事業成功のためのキー要因

続いて、テーマはニューノーマルの実現と生産性維持・向上に向けたKFS(事業成功のためのキー要因)に移った。

ワークスタイルに対して、COVID-19は非常に大きなインパクトを与えているとデロイトは見ているが、中でも大きなキーワードは「従業員目線、個人の目線」(小野氏)だとのことだ。

同社は、リモートワークの浸透を起点として、テクノロジーの活用による生産性・付加価値向上と従業員の働きがいを両立させる新しい働き方である「スマートワーク」が進展すると見ており、これは小野氏によると「会社視点の生産性・付加価値向上だけではなく、従業員・チームの目線で働きがいを高めること、それをテクノロジーや従業員目線での施策が支えるという形での取り組みです」という。

  • 新しい働き方となるスマートワーク

この流れはCOVID-19の拡大前から、DXの中でアジャイルスクラムやエンプロイー・エクスペリエンスなど、従業員の働きがいや多様な創造力を生かしてスピーディーに成果を出していくという形で存在していたが、今後、さらに推進されていくと小野氏は見ている。

この傾向を生産性の観点で見ると、サステイナブルな生産性の向上を考える時に、従業員の働きがいに着目すべきであり、それを支えるITリテラシーが、業務量・コスト、成果、働きがいという3つの要素に大きく関連してくると、小野氏は指摘する。

  • 生産性の3要素とデジタル技術の貢献

リモートワークの進展により、高付加価値業務にあてる時間の増加や時間・場所に縛られない働き方が可能になるといったメリットの一方で、オン・オフの境目が無くなり働き過ぎてしまう、あるいは孤独感が増加するといったデメリットもあるという。

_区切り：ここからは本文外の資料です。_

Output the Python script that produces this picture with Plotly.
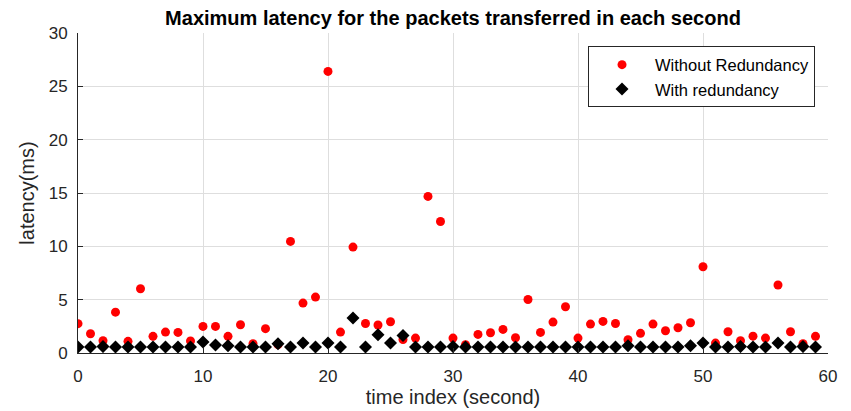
import plotly.graph_objects as go

time_index = list(range(60))
without_redundancy = [2.75, 1.8, 1.15, 3.83, 1.09, 6.02, 1.56, 1.96, 1.93, 1.12,
                      2.49, 2.49, 1.56, 2.65, 0.87, 2.28, 0.78, 10.46, 4.68, 5.24,
                      26.4, 1.96, 9.93, 2.77, 2.62, 2.93, 1.27, 1.40, 14.68, 12.33,
                      1.40, 0.78, 1.74, 1.90, 2.21, 1.43, 5.02, 1.93, 2.90, 4.34,
                      1.40, 2.71, 2.96, 2.77, 1.24, 1.84, 2.71, 2.09, 2.37, 2.84,
                      8.09, 0.93, 1.99, 1.15, 1.58, 1.40, 6.37, 1.99, 0.87, 1.56]
with_redundancy = [0.56, 0.56, 0.6, 0.56, 0.56, 0.56, 0.56, 0.56, 0.56, 0.56,
                   1.02, 0.74, 0.68, 0.56, 0.56, 0.56, 0.87, 0.56, 0.93, 0.56,
                   0.93, 0.56, 3.27, 0.56, 1.71, 0.93, 1.65, 0.56, 0.56, 0.56,
                   0.6, 0.56, 0.56, 0.56, 0.56, 0.56, 0.56, 0.56, 0.56, 0.56,
                   0.56, 0.56, 0.56, 0.56, 0.68, 0.56, 0.56, 0.56, 0.56, 0.68,
                   0.93, 0.56, 0.56, 0.6, 0.56, 0.56, 0.93, 0.56, 0.6, 0.56]

font = "Liberation Sans, Arial, sans-serif"

fig = go.Figure()
fig.add_trace(go.Scatter(x=time_index, y=without_redundancy, mode="markers",
                         name="Without Redundancy",
                         marker=dict(symbol="circle", size=9, color="#ff0000",
                                     line=dict(width=0))))
fig.add_trace(go.Scatter(x=time_index, y=with_redundancy, mode="markers",
                         name="With redundancy",
                         marker=dict(symbol="diamond", size=10, color="#000000",
                                     line=dict(width=0))))

fig.update_layout(
    width=851, height=411,
    margin=dict(l=70, r=31, t=25, b=66, autoexpand=False),
    paper_bgcolor="white", plot_bgcolor="white",
    font=dict(family=font, size=17, color="#262626"),
    title=dict(text="<b>Maximum latency for the packets transferred in each second</b>",
               x=(453 - 8) / 851, xanchor="center",
               y=1 - (18 - 8) / 411, yanchor="middle",
               font=dict(family=font, size=20, color="#000000")),
    legend=dict(x=0.9827, y=0.958, xanchor="right", yanchor="top",
                bgcolor="white", bordercolor="#262626", borderwidth=1,
                font=dict(family=font, size=16.5, color="#000000"),
                itemwidth=56, tracegroupgap=0),
    showlegend=True,
)
fig.update_xaxes(range=[0, 60], tickvals=[0, 10, 20, 30, 40, 50, 60],
                 showgrid=True, gridcolor="#dedede", gridwidth=1,
                 showline=True, linecolor="#262626", linewidth=1,
                 ticks="inside", ticklen=5, tickcolor="#262626",
                 ticklabelstandoff=8,
                 zeroline=False, mirror=False,
                 title=dict(text="time index (second)", standoff=4,
                            font=dict(family=font, size=20, color="#262626")),
                 tickfont=dict(family=font, size=17, color="#262626"))
fig.update_yaxes(range=[0, 30], tickvals=[0, 5, 10, 15, 20, 25, 30],
                 showgrid=True, gridcolor="#dedede", gridwidth=1,
                 showline=True, linecolor="#262626", linewidth=1,
                 ticks="inside", ticklen=5, tickcolor="#262626",
                 ticklabelstandoff=6,
                 zeroline=False, mirror=False,
                 title=dict(text="latency(ms)", standoff=8,
                            font=dict(family=font, size=20, color="#262626")),
                 tickfont=dict(family=font, size=17, color="#262626"))

fig.write_html("out.html")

  • リモートワークの特徴と生産性維持・向上に向けたKSF

こうしたメリット・デメリットについて小野氏は、「企業の人材マネジメントとしては、そのプラスをさらに促進、少なくとも維持し、そしてマイナスをできるだけ抑えてニュートラルに持って行くという観点での、ワークスタイルの全般的な設計が必要になると考えています」と語った。

ニューノーマル時代の働き方を実現する課題

ニューノーマル時代の働き方を実現する課題に関して、小野氏は働き方、ツール・インフラ、業務・組織、タレント・カルチャー、労務・制度の5つの観点から分析したマップを提示した。

  • ニューノーマルな働き方実現への課題マップ

働き方については、コミュニケーションをよりガイドライン化するなどしてみんなで意識をそろえること、デイリースクラムなどの育成観点でのミーティングを高頻度・短サイクルで実施すること、さらにこれらを支えるチャットツールやマネジメントツールの導入が鍵になると小野氏は指摘する。

業務の効率化については、例えば紙やハンコを使う業務をスマートワーク化できるインフラの整備などから着手し、その後で具体的な制度化・仕組み化に着手していくという流れが考えられるのではないかと提案した上で、「それを、まずは全体的なデザインしていくというのが非常に大きなポイントかと思います」と小野氏はこのテーマをしめくくった。